A’Keria thinks what Plastique’s boyfriend is saying doesn’t quite line up with her own story about her family, and she tells as much to Ra’Jah. Poor Ra’Jah doesn’t need much to pop off right now, as she’s feeling very on edge already. So she pops the fuck off on Plastique about getting three tender moments this week, about her family situation maybe not being as dire as she said, about pretty much everything.
But Plastique sees right through the vitriol that Ra’Jah is throwing her way and into the queen’s hurt confidence over consistently being in the bottom the last few weeks. She takes Ra’Jah’s hand and apologizes to her.
The whole time, Brooke Lynn is sipping her drink and rolling her eyes in disbelief at the craziness ensuing tonight.
You thought the drama was over? Oh, no. Yvie pops off at Vanjie about how Vanjie also named her to go home to Ru, and Vanjie pops off right back. Loudly.
Yvie and Vanjie are literally screaming at each other now, about how they’re not really friends and all that good stuff. Brooke Lynn Hytes gathers all the couch cushions around her to use as a fort so she can quietly sip her drink in peace.
Finally, Brooke Lynn jumps in for one second, exclaiming “Can’t we just bottle our feelings like normal people?” My feelings exactly, girl.
The Untucked drama finally comes to an end as the queens head back to the main stage. Plastique wins!
Ra’Jah O’Hara and A’Keria Davenport are the bottom two. They perform to “Strut” by Sheena Easton.
Both queens actually do a great job at the song. But Ra’Jah losing her grassy wig, along with her vastly inferior track record, finally ends her run on the season.

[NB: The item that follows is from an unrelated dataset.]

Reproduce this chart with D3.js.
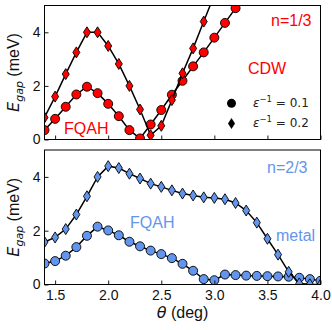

Ra’Jah O’Hara saw through production and their attempts at giving some queens more of a moment (like Plastique this week) while others like her were left in the dust. And it made her bitter and resentful. I hope she learns to internalize her anger moving forward because she is a talented bitch with a good sense of humor and she does not deserve to be remembered only for her attitude.
Who asked for a run-down?
Shuga Cain – Shuga really isn’t being given a lot of screen time. She did well this week, but just isn’t being allowed to shine much on the show compared to these other queens, all of whom have been given some semblance of a storyline. Based off of that, Shuga may be the next to go.
Silky Nutmeg Ganache – Once again, Silky is relying on drama to get by in this competition—though to be fair, Yvie was partly responsible for this week’s tiff. Silky really needs to prove that she can make it to the top by being more than just a personality, because she hasn’t yet.
Yvie Oddly – Yvie just can’t seem to let things go. She had to go and pick a fight with both Silky and Vanjie this week because of what they said to Ru. She’s doing great in the competition and she knows it, so why not let the comments roll off her back and come out on top by doing better than them?
Nina West – Nina is still struggling with her looks, but she is eager to take criticism and apply it. She’s also just so kind and fun, a rare change of pace among all these moody queens. I hope she keeps sticking around.
Brooke Lynn Hytes – Brooke Lynn maintains her frontrunner status, but this week, she wisely chose to amp up the personality a little bit in Untucked with her hilarious reactions to the fighting. She’s a breath of fresh air.
A’Keria Chanel Davenport – This challenge was a misstep for A’Keria, who is usually so much better at this sort of thing. I’m choosing to believe she’s going to pick herself right back up and go back to last week’s “vision in gold” levels of excellence.
Vanessa Vanjie Mateo – Vanjie’s been feeling a little sensitive about how safe she’s been all season, and it bubbled up this week in Untucked. Not to take Yvie’s side here, but she needs to apply her frustration into improving on her work rather than picking fights with other queens.
Plastique Tiara – This was Plastique’s episode, through and through. Ra’Jah had a point when she said Plastique was really being set up to win this week with all the positive moments. That said, that lewque was all talent. She deserved the win for sure.